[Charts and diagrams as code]
======
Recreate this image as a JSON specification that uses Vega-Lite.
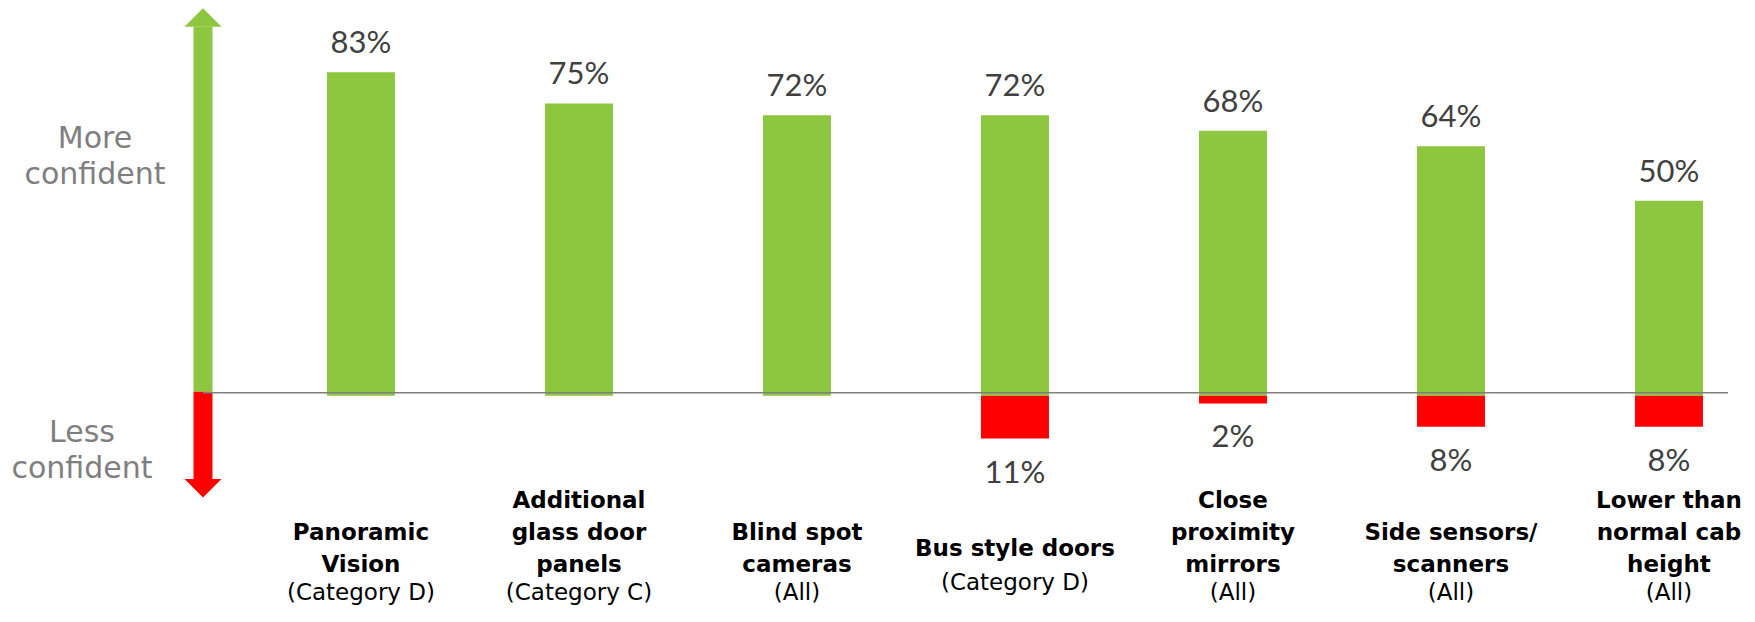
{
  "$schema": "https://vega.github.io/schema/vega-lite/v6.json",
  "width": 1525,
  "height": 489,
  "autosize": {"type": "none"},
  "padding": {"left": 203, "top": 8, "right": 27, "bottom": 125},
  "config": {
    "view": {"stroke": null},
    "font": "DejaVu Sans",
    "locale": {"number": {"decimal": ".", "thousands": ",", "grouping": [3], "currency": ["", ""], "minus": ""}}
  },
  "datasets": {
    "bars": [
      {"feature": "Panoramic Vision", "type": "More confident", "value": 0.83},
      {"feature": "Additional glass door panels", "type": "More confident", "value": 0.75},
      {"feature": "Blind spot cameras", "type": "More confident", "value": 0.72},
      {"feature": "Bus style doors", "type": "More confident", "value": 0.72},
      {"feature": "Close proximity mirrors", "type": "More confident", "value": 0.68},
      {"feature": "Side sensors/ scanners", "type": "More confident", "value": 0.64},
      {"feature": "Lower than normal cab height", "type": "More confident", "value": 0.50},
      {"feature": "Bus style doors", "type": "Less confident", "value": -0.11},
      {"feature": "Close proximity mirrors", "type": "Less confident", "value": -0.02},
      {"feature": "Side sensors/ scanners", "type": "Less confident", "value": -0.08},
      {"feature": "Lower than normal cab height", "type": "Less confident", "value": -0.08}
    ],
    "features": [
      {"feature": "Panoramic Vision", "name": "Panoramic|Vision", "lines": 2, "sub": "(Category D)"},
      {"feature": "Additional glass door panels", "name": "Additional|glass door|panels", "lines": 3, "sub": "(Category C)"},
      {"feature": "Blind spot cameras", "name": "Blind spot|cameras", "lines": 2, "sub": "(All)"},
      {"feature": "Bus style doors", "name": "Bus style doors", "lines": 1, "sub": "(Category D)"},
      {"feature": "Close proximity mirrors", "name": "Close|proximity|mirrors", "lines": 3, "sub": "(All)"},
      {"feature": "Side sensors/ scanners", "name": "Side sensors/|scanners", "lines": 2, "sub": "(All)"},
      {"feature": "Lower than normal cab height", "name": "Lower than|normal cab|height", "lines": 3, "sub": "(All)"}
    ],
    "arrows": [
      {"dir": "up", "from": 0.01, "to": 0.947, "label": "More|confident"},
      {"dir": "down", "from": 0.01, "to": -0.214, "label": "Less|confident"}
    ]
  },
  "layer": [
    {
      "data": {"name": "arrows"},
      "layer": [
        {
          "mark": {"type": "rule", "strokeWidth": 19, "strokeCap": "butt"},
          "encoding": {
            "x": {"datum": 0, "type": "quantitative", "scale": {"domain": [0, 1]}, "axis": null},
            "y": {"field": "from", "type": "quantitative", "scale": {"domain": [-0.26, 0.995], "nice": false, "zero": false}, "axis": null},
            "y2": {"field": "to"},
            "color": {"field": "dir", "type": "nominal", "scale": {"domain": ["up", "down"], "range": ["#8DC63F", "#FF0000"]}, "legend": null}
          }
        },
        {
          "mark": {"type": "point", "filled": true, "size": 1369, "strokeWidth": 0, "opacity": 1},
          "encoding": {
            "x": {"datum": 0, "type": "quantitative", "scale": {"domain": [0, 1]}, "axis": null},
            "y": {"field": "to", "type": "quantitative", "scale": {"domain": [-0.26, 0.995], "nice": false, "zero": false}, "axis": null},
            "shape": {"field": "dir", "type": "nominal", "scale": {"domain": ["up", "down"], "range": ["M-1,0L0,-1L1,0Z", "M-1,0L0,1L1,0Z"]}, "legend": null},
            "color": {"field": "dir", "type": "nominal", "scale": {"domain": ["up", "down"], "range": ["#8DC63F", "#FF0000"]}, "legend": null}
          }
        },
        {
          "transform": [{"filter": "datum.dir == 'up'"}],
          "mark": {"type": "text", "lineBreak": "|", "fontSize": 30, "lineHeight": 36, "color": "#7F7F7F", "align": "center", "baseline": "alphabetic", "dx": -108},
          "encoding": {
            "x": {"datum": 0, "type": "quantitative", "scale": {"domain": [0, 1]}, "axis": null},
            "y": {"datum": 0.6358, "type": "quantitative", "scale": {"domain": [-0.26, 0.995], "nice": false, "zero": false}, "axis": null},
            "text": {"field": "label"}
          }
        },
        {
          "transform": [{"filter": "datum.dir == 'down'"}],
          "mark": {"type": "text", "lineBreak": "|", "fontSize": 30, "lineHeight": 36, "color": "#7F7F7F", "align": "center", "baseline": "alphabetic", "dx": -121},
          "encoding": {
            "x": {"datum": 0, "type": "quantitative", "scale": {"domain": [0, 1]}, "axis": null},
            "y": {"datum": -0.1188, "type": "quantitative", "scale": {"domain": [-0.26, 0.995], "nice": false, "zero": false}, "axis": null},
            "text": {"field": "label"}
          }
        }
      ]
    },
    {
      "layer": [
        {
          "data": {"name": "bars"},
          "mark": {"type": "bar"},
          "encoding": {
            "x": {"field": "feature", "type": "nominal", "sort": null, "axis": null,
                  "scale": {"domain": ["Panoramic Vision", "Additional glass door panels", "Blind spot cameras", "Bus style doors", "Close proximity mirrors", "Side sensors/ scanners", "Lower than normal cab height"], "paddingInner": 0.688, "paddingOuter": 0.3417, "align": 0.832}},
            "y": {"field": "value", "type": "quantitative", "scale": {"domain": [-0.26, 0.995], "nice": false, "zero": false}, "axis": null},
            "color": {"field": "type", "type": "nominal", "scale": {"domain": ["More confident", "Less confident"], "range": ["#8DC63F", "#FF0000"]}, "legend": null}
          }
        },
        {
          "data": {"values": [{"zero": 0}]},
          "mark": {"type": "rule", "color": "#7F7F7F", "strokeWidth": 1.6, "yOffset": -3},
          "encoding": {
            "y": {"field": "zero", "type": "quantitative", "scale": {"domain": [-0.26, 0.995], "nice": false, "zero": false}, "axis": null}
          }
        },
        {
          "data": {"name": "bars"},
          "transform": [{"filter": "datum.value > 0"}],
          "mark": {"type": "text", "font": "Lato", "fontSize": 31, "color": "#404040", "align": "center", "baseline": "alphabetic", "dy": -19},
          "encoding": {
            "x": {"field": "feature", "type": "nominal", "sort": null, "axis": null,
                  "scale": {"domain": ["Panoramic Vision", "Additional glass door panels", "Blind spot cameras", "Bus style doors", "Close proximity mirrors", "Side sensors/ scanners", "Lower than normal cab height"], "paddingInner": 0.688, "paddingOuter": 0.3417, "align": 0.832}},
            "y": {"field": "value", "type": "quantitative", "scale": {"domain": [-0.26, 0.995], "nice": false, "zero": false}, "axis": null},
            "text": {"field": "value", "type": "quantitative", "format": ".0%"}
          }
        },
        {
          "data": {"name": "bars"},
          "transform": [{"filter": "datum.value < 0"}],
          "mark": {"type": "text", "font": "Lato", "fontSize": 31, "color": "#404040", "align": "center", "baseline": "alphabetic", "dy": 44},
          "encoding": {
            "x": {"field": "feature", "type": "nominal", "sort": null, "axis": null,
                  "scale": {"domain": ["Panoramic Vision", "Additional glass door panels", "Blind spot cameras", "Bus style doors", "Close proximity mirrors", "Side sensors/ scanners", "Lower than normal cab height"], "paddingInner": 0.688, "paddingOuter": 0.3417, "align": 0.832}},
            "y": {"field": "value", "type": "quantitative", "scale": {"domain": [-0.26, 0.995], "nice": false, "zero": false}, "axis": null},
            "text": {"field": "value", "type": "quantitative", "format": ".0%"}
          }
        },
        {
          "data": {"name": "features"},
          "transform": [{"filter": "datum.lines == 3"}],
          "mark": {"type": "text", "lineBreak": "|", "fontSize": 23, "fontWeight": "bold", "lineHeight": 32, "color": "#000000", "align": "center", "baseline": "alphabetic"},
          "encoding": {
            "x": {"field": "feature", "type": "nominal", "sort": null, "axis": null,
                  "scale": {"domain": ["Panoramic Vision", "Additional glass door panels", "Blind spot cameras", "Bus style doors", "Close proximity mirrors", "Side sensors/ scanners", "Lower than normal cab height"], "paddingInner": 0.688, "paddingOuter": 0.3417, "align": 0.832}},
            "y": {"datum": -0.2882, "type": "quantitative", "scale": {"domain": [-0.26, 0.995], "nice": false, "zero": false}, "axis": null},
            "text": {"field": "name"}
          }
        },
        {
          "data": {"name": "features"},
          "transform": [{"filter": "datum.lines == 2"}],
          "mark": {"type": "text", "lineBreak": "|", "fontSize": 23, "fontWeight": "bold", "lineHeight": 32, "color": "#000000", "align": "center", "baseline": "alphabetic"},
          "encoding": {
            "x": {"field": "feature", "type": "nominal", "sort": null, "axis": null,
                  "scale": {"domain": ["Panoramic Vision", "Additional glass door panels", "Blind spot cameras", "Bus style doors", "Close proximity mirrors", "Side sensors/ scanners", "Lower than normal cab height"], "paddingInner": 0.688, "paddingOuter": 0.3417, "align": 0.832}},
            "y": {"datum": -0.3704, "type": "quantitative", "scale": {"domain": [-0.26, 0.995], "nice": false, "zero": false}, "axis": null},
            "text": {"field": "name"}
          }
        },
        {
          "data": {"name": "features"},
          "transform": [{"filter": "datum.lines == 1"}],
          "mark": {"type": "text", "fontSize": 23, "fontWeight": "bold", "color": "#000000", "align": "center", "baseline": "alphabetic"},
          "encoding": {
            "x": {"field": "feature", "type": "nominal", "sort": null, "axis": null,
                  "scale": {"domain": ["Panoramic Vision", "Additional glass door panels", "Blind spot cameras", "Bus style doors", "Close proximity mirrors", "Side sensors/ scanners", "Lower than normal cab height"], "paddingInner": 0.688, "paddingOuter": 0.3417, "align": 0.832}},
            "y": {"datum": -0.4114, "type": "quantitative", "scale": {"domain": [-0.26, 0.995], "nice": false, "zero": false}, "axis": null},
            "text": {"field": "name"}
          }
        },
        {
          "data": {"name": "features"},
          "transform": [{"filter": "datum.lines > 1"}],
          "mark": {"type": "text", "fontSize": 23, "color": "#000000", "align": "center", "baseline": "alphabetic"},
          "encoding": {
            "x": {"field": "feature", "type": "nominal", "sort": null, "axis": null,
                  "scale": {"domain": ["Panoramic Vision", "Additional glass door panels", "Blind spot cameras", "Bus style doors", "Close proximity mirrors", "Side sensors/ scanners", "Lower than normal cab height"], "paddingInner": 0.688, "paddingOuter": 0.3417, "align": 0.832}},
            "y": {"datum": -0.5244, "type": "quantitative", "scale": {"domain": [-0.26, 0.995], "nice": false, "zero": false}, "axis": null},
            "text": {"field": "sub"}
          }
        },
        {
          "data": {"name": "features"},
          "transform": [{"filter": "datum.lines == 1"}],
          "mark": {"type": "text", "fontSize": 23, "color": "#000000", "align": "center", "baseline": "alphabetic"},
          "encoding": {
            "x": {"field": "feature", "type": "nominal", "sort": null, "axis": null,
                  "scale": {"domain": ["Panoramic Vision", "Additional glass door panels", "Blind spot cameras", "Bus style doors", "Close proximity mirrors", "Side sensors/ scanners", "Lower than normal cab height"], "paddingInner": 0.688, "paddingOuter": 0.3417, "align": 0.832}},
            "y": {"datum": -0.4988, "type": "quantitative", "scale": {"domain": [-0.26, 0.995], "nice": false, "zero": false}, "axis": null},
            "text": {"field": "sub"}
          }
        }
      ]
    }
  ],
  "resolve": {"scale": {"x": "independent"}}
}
======
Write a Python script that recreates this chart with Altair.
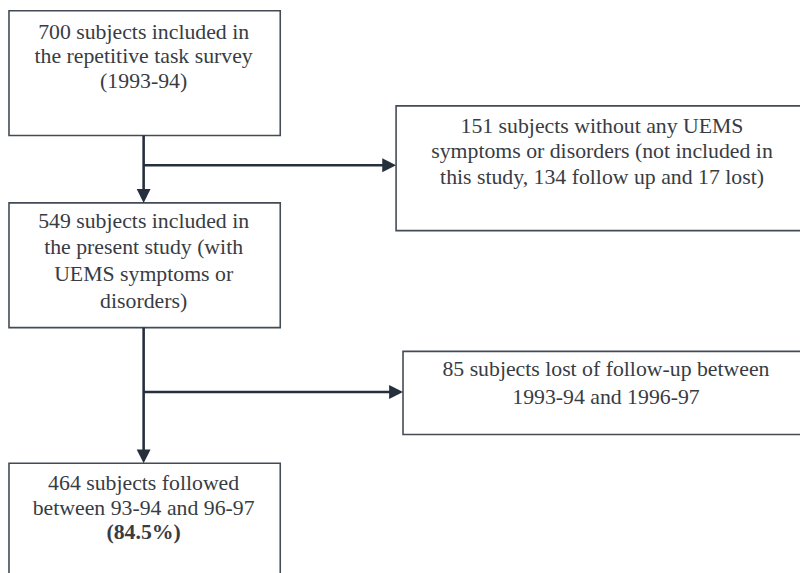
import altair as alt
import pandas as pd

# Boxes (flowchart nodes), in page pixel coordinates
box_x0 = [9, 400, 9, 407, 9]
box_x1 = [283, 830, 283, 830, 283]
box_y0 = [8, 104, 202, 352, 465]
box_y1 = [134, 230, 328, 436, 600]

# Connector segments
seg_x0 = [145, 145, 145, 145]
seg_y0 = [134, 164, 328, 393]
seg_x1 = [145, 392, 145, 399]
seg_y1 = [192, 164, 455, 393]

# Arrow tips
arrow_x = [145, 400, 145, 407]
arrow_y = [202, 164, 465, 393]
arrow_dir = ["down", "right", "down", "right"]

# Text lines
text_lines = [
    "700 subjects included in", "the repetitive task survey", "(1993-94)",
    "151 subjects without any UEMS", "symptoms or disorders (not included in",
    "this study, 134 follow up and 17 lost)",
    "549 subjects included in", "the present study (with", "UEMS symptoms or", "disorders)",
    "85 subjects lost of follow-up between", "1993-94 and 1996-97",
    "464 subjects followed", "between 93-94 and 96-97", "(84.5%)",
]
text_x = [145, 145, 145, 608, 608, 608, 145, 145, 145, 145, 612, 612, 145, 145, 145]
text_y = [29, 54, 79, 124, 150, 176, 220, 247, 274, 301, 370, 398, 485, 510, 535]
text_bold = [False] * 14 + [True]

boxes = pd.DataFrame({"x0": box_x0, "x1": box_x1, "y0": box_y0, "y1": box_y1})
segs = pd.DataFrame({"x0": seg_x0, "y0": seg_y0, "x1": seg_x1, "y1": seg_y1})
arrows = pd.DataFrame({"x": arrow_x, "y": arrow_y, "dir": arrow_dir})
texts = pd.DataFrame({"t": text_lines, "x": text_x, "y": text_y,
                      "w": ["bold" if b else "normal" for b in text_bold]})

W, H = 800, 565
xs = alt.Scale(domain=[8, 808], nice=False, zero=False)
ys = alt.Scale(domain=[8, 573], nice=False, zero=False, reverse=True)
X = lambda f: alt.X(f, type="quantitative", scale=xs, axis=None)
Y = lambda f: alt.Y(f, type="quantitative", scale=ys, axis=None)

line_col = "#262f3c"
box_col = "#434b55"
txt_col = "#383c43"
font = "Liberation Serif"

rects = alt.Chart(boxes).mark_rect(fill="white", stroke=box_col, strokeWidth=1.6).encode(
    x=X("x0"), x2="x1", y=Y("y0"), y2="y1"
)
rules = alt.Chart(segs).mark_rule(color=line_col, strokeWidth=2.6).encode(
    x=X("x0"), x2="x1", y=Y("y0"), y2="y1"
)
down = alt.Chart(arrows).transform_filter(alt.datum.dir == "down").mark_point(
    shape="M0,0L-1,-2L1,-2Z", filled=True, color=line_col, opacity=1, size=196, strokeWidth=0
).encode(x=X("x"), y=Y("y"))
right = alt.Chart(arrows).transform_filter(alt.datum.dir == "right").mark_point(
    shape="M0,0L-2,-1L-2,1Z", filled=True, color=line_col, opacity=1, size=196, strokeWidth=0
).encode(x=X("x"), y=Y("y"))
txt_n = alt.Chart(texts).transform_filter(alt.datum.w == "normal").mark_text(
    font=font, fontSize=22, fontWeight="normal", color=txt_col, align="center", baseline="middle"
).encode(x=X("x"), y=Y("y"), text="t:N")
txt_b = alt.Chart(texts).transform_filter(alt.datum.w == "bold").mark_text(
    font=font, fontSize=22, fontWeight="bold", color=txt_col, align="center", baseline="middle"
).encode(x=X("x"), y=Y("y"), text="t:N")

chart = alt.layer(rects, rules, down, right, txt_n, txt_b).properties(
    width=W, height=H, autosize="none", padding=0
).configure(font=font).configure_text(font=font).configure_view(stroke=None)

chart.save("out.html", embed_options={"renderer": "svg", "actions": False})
======
Above are the records; copy every line in them that holds the word "this".

Recreate this image as a JSON specification that uses Vega-Lite.
Write a Python script that recreates this chart with Altair.
    "this study, 134 follow up and 17 lost)",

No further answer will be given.